Def Leppard are one of the bands that accomplish to make more success out than at home. In an interview with 93.1 WMPA, Def Leppard’s guitarist Phil Collen talked about the band, their debts, and why they sing in an American accent. Read excerpts of the interview (as transcribed by UG).
When ‘Women’ premiered on MTV [as the second single off 1987’s ‘Hysteria’], I later read that it was not as big as you thought it was gonna be. Was Hysteria a slow burner when it first started?
“We were in really serious debt, like, $5 million in three years. Studios and everything – shipping, cargo, hotels, and god knows what.
“So we were really in debt, and the first three singles didn’t have absolutely any traction at all. I mean, they were out there…
“But now you look back and you see ‘Hysteria,’ or ‘Women‘ – I think ‘Animal‘ was the third one – you look at them now, ‘Animal’ is a Top 10 single in England. They caught fire later on, but we were still $3 million dollars in debt when that happened.”
‘Pour Some Sugar on Me,’ the popular story is that it’s one of the last songs written for the record and Joe [Elliot, vocals] came up with that on an acoustic?
“Yeah, he was just sitting around playing this thing, and I go, ‘What’s that? Play that again,’ and within 10 days we’d have recorded the whole song. That was the last one and it came down really fast.”
I read in interview one time when Joe said that you were always bigger in the States and around the world than at home. Was that true?
“Yes, absolutely. We sing in an American accent because we learned the American pop culture. That’s what this music is – it comes from blues, soul, funk, R’n’B, it kind of split up into different factions.
“It just kept evolving, and rock ‘n’ roll kind of dictated, you know, Little Richard and Chuck Berry and stuff like that, and before you know it, you’ve got people screaming, the Elvis thing, The Beatles, Zeppelin, Queen, it just keeps going, it just keeps morphing into something else.
“We learned from it, it’s an American art form, so we initially sang like we’re in America. That was the thing, you sing along to these songs. Also MTV, I think that thing kind of broke us, and that wasn’t such a thing in England.
“But in America, we were primed for it, it looked like it was a cross between Duran Duran and something else, but it was a rock band, videos, and something different. In England, you didn’t really get that thing.”
Give me some eccentricities of [producer] Mutt Lange. I have read stories, I’ve heard things about how he’d make you play one note for a week over and over again; I’ve heard about weird recording techniques… Did he ever make you do something where you were, like, ‘I don’t know man, we’ll do it, but I don’t know…’?
“No, there’s always a method to the madness, and it wasn’t even madness. I’ll give you a great example – the one-string-at-a-time thing.

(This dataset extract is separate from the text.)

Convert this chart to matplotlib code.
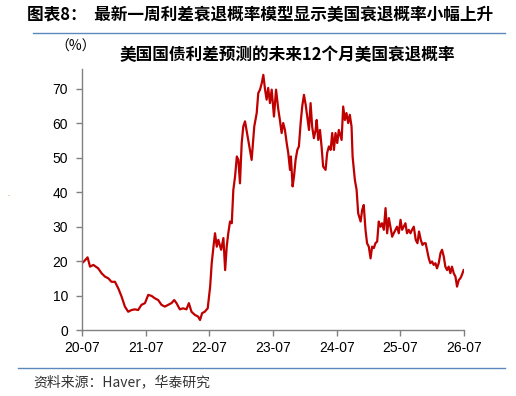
import pandas as pd
import matplotlib
matplotlib.use('Agg')
import matplotlib.pyplot as plt
import matplotlib.dates as mdates

plt.rcParams['font.family'] = ['Liberation Sans', 'Noto Sans CJK SC', 'DejaVu Sans']

# 美国国债利差预测的未来12个月美国衰退概率 (%)
dates = [
    '2020-07-03', '2020-07-14', '2020-08-02', '2020-08-16', '2020-09-04', '2020-10-02',
    '2020-10-21', '2020-11-10', '2020-11-29', '2020-12-17', '2021-01-06', '2021-01-25',
    '2021-02-13', '2021-03-04', '2021-03-23', '2021-04-11', '2021-04-30', '2021-05-19',
    '2021-06-07', '2021-06-27', '2021-07-16', '2021-08-04', '2021-08-23', '2021-09-11',
    '2021-09-30', '2021-10-19', '2021-11-07', '2021-11-26', '2021-12-12', '2021-12-25',
    '2022-01-13', '2022-02-01', '2022-02-20', '2022-03-06', '2022-03-21', '2022-04-09',
    '2022-04-28', '2022-05-09', '2022-05-21', '2022-06-05', '2022-06-22', '2022-07-06',
    '2022-07-15', '2022-07-25', '2022-08-03', '2022-08-13', '2022-08-22', '2022-09-07',
    '2022-09-20', '2022-09-30', '2022-10-09', '2022-10-18', '2022-10-28', '2022-11-07',
    '2022-11-16', '2022-11-26', '2022-12-06', '2022-12-15', '2022-12-24', '2023-01-03',
    '2023-01-12', '2023-01-22', '2023-02-01', '2023-02-10', '2023-03-01', '2023-03-16',
    '2023-03-30', '2023-04-08', '2023-04-18', '2023-04-28', '2023-05-07', '2023-05-17',
    '2023-05-26', '2023-06-04', '2023-06-14', '2023-06-24', '2023-07-07', '2023-07-19',
    '2023-08-01', '2023-08-10', '2023-08-20', '2023-08-29', '2023-09-08', '2023-09-18',
    '2023-09-27', '2023-10-07', '2023-10-12', '2023-10-22', '2023-10-30', '2023-11-08',
    '2023-11-18', '2023-11-27', '2023-12-07', '2023-12-16', '2023-12-26', '2024-01-05',
    '2024-01-14', '2024-01-24', '2024-02-02', '2024-02-11', '2024-02-21', '2024-03-02',
    '2024-03-08', '2024-03-17', '2024-03-27', '2024-04-05', '2024-04-14', '2024-04-28',
    '2024-05-07', '2024-05-17', '2024-05-27', '2024-06-05', '2024-06-15', '2024-06-24',
    '2024-07-04', '2024-07-13', '2024-07-29', '2024-08-07', '2024-08-17', '2024-08-26',
    '2024-09-05', '2024-09-14', '2024-09-24', '2024-09-30', '2024-10-13', '2024-10-23',
    '2024-11-01', '2024-11-15', '2024-11-24', '2024-12-03', '2024-12-13', '2024-12-22',
    '2025-01-01', '2025-01-11', '2025-01-20', '2025-01-30', '2025-02-08', '2025-02-18',
    '2025-02-27', '2025-03-09', '2025-03-18', '2025-03-28', '2025-04-07', '2025-04-16',
    '2025-04-26', '2025-05-05', '2025-05-15', '2025-05-24', '2025-06-03', '2025-06-12',
    '2025-06-22', '2025-07-02', '2025-07-11', '2025-07-20', '2025-07-30', '2025-08-08',
    '2025-08-18', '2025-08-28', '2025-09-06', '2025-09-16', '2025-09-27', '2025-10-07',
    '2025-10-16', '2025-10-26', '2025-11-05', '2025-11-14', '2025-11-23', '2025-12-01',
    '2025-12-11', '2025-12-20', '2025-12-30', '2026-01-08', '2026-01-18', '2026-01-27',
    '2026-02-06', '2026-02-16', '2026-02-25', '2026-03-07', '2026-03-16', '2026-03-26',
    '2026-04-04', '2026-04-14', '2026-04-23', '2026-05-03', '2026-05-13', '2026-05-22',
    '2026-06-01', '2026-06-10', '2026-06-19', '2026-06-29',
]
prob = [
    19.5, 20.0, 21.1, 18.4, 18.9, 17.9,
    16.5, 15.5, 15.0, 14.0, 14.0, 12.1,
    9.7, 6.8, 5.3, 5.8, 6.0, 5.8,
    7.3, 7.8, 10.2, 9.9, 9.2, 8.7,
    7.3, 6.8, 7.3, 7.8, 8.7, 7.8,
    6.0, 6.3, 6.0, 7.8, 5.3, 4.4,
    3.9, 2.9, 4.9, 5.3, 6.3, 12.6,
    19.4, 24.2, 28.1, 24.2, 26.2, 23.3,
    26.7, 17.4, 24.2, 28.1, 31.5, 31.0,
    40.7, 44.6, 50.4, 49.4, 42.6, 54.3,
    59.1, 60.6, 57.7, 55.2, 49.4, 59.1,
    63.0, 68.8, 69.8, 71.7, 74.1, 69.8,
    66.9, 70.3, 65.9, 69.8, 62.0, 69.8,
    64.0, 61.0, 57.2, 60.1, 58.1, 54.3,
    51.4, 46.5, 50.4, 41.7, 44.6, 49.4,
    52.3, 53.3, 60.1, 64.9, 68.3, 65.4,
    62.0, 58.1, 65.9, 59.1, 55.7, 58.1,
    61.0, 55.2, 58.1, 53.3, 47.5, 46.5,
    51.4, 53.3, 52.3, 57.2, 52.3, 57.2,
    54.3, 58.1, 55.2, 64.9, 61.0, 63.0,
    60.1, 62.5, 59.1, 50.4, 43.6, 40.7,
    33.9, 31.5, 34.9, 36.3, 29.1, 25.2,
    24.2, 20.8, 24.2, 23.8, 25.2, 25.7,
    31.5, 30.0, 31.0, 29.1, 35.4, 28.1,
    32.5, 30.0, 27.1, 28.1, 29.1, 30.0,
    28.1, 32.0, 29.1, 30.0, 31.0, 28.1,
    29.1, 28.1, 29.1, 30.0, 26.2, 25.2,
    28.6, 26.2, 24.7, 25.2, 25.2, 23.3,
    20.8, 19.4, 19.9, 18.9, 19.4, 17.9,
    19.4, 22.3, 23.3, 21.3, 18.4, 17.4,
    18.4, 16.5, 18.4, 16.5, 15.5, 12.6,
    14.5, 15.0, 16.0, 17.4,
]
tick_dates = ['2020-07-01', '2021-07-01', '2022-07-01', '2023-07-01',
              '2024-07-01', '2025-07-01', '2026-07-01']
yticks = [0, 10, 20, 30, 40, 50, 60, 70]

df = pd.DataFrame({'date': pd.to_datetime(dates), 'prob': prob})

fig = plt.figure(figsize=(5.16, 3.96), dpi=100)
ax = fig.add_axes([82 / 516, 1 - 330 / 396, (464 - 82) / 516, (330 - 69) / 396])

ax.plot(df['date'], df['prob'], color='#c00000', linewidth=1.6)

ax.set_xlim(pd.Timestamp(tick_dates[0]), pd.Timestamp(tick_dates[-1]))
ax.set_ylim(0, 75.8)
ax.set_xticks(pd.to_datetime(tick_dates))
ax.xaxis.set_major_formatter(mdates.DateFormatter('%y-%m'))
ax.set_yticks(yticks)

for side in ['top', 'right']:
    ax.spines[side].set_visible(False)
for side in ['left', 'bottom']:
    ax.spines[side].set_color('#808080')
    ax.spines[side].set_linewidth(1.0)
ax.tick_params(axis='both', direction='out', length=4, width=1, color='#808080',
               labelsize=10, labelcolor='black')
ax.tick_params(axis='y', pad=6)
ax.tick_params(axis='x', pad=4)

cjk = ['Noto Sans CJK SC', 'DejaVu Sans']

# headings and source
fig.text(27 / 516, 1 - 15 / 396, '图表8：  最新一周利差衰退概率模型显示美国衰退概率小幅上升',
         fontsize=12, fontweight='bold', va='center', ha='left', family=cjk)
fig.add_artist(plt.Line2D([33 / 516, 505 / 516], [1 - 33 / 396, 1 - 33 / 396],
                          color='#5b87bd', linewidth=1.0))
fig.text(120 / 516, 1 - 55 / 396, '美国国债利差预测的未来12个月美国衰退概率',
         fontsize=12, fontweight='bold', va='center', ha='left', family=cjk)
fig.text(76 / 516, 1 - 47 / 396, '（%）', fontsize=10, va='center', ha='center', family=cjk)
fig.text(8 / 516, 1 - 195 / 396, '..', fontsize=4, color='#d06000', va='center', ha='left')
fig.add_artist(plt.Line2D([18 / 516, 505 / 516], [1 - 368 / 396, 1 - 368 / 396],
                          color='#5b87bd', linewidth=1.0))
fig.text(33 / 516, 1 - 382 / 396, '资料来源：Haver，华泰研究', fontsize=10,
         va='center', ha='left', color='#333333', family=cjk)

fig.savefig('out.png', dpi=100)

“We were doing ‘Hysteria,’ it was just me and Mutt in the studio, and there was this part so that guitar, he said, ‘We don’t want it to sound like a guitar, but we definitely don’t want it to sound like a keyboard. If we play the chords but then actually tape them one at a time, it will give it real clarity, still sounding like a guitar – not a keyboard – unique sound to it.’

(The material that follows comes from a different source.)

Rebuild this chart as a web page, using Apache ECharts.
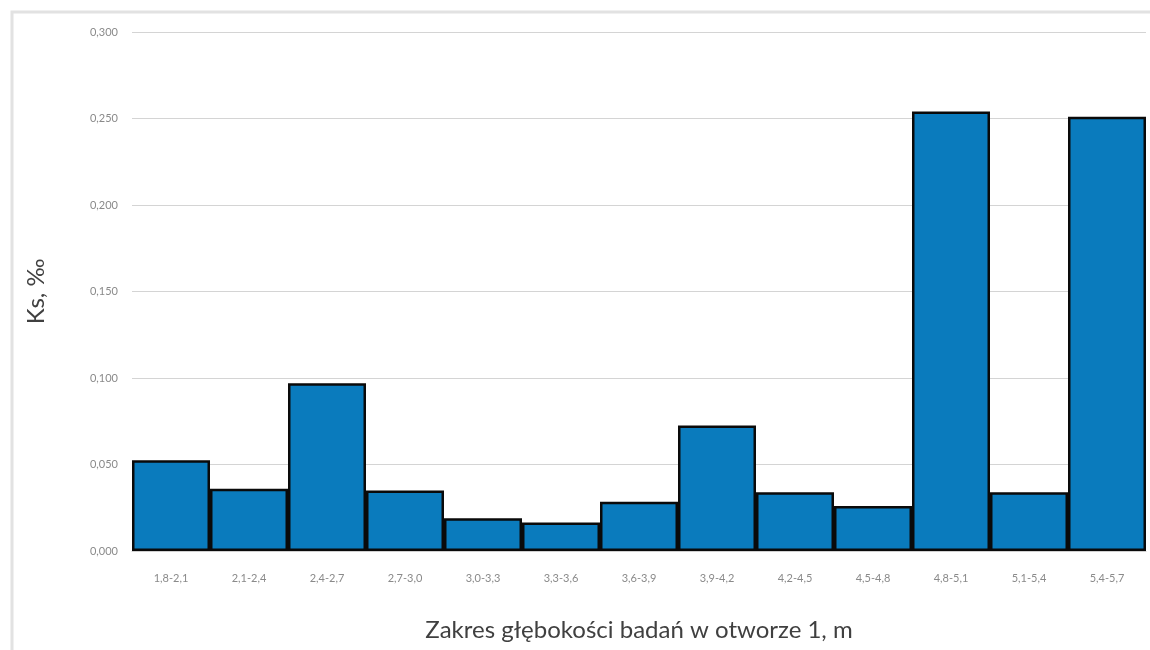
<!DOCTYPE html>
<html>
<head>
<meta charset="utf-8">
<script src="https://cdn.jsdelivr.net/npm/echarts@6/dist/echarts.min.js"></script>
<style>
  html, body { margin: 0; padding: 0; background: #fff; }
  #chart { width: 1150px; height: 650px; }
</style>
</head>
<body>
<div id="chart"></div>
<script>
  // kategorie - zakresy głębokości
  const categories = ['1,8-2,1', '2,1-2,4', '2,4-2,7', '2,7-3,0', '3,0-3,3', '3,3-3,6', '3,6-3,9',
    '3,9-4,2', '4,2-4,5', '4,5-4,8', '4,8-5,1', '5,1-5,4', '5,4-5,7']
  // wartości Ks
  const ksValues = [0.0525, 0.036, 0.097, 0.035, 0.019, 0.0165, 0.0285, 0.0725, 0.034, 0.026, 0.254, 0.034, 0.251]

  const myChart = echarts.init(document.getElementById('chart'))
  const option = {
    backgroundColor: '#fff',
    animation: false,
    textStyle: { fontFamily: 'Lato' },
    graphic: [
      { // ramka wykresu
        type: 'rect',
        shape: { x: 12, y: 12, width: 1150, height: 660 },
        style: { fill: 'none', stroke: '#e2e2e2', lineWidth: 3 },
        silent: true
      }
    ],
    grid: { left: 132, right: 4, top: 32, bottom: 99 },
    xAxis: {
      type: 'category',
      data: categories,
      name: 'Zakres głębokości badań w otworze 1, m',
      nameLocation: 'middle',
      nameGap: 67,
      nameTextStyle: { fontSize: 24, color: '#404040' },
      axisLine: { show: true, lineStyle: { color: '#d0d0d0' } },
      axisTick: { show: false },
      axisLabel: { fontSize: 11, color: '#8a8a8a', margin: 22 }
    },
    yAxis: {
      type: 'value',
      min: 0,
      max: 0.3,
      interval: 0.05,
      name: 'Ks, ‰',
      nameLocation: 'middle',
      nameGap: 84,
      nameTextStyle: { fontSize: 24, color: '#404040' },
      axisLine: { show: false },
      axisTick: { show: false },
      axisLabel: {
        fontSize: 11,
        color: '#8a8a8a',
        margin: 14,
        formatter: v => v.toFixed(3).replace('.', ',')
      },
      splitLine: { lineStyle: { color: '#d4d4d4' } }
    },
    series: [
      {
        type: 'bar',
        data: ksValues,
        barCategoryGap: '0%',
        itemStyle: {
          color: '#0a7bbd',
          borderColor: '#0a0a0a',
          borderWidth: 2.5
        }
      }
    ]
  }
  option && myChart.setOption(option)
</script>
</body>
</html>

“We’re doing that, and my friend in Dublin comes and walks in the studio as we’re doing that and he goes, ‘What are you doing? This is really weird.’ Anyone could come in and it would probably look weird, but it ended up sounding amazing and unique, and obviously, when the chorus hits, there are four-five different guitar parts going on.

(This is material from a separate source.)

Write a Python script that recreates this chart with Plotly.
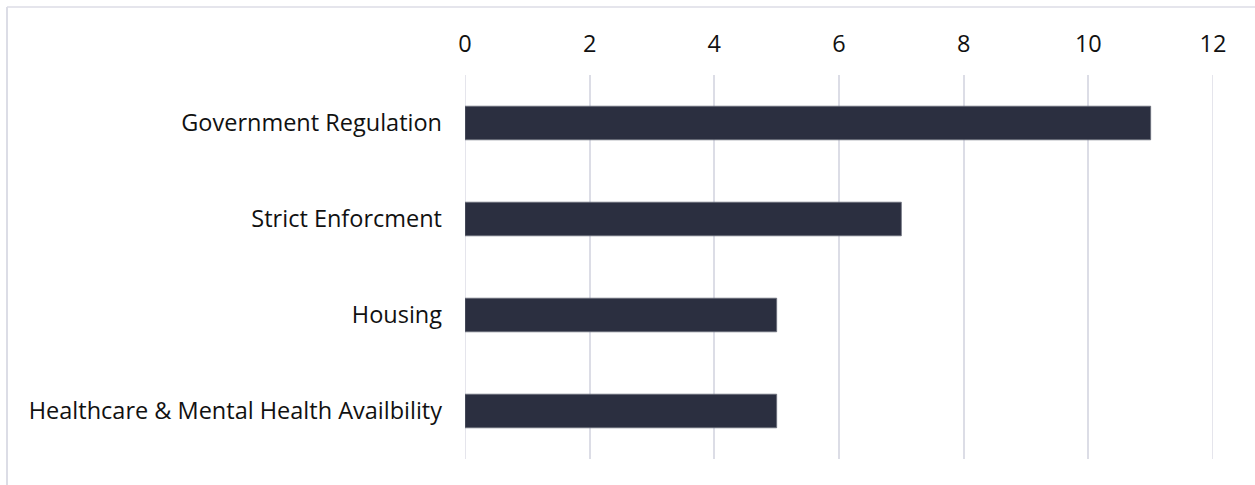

“So there’s so much going on, you need this clarity, you need these specialized little parts coming in. That wasn’t at perfection, but by a longshot, it has a right feel, the right groove, and the right sound.
“And I think a lot of people get confused, especially with rock bands, they’re kind of notorious for thinking they’re playing great, but actually they’re not, and sometimes they do not groove in, the vibe’s not there, so that was really our focus.”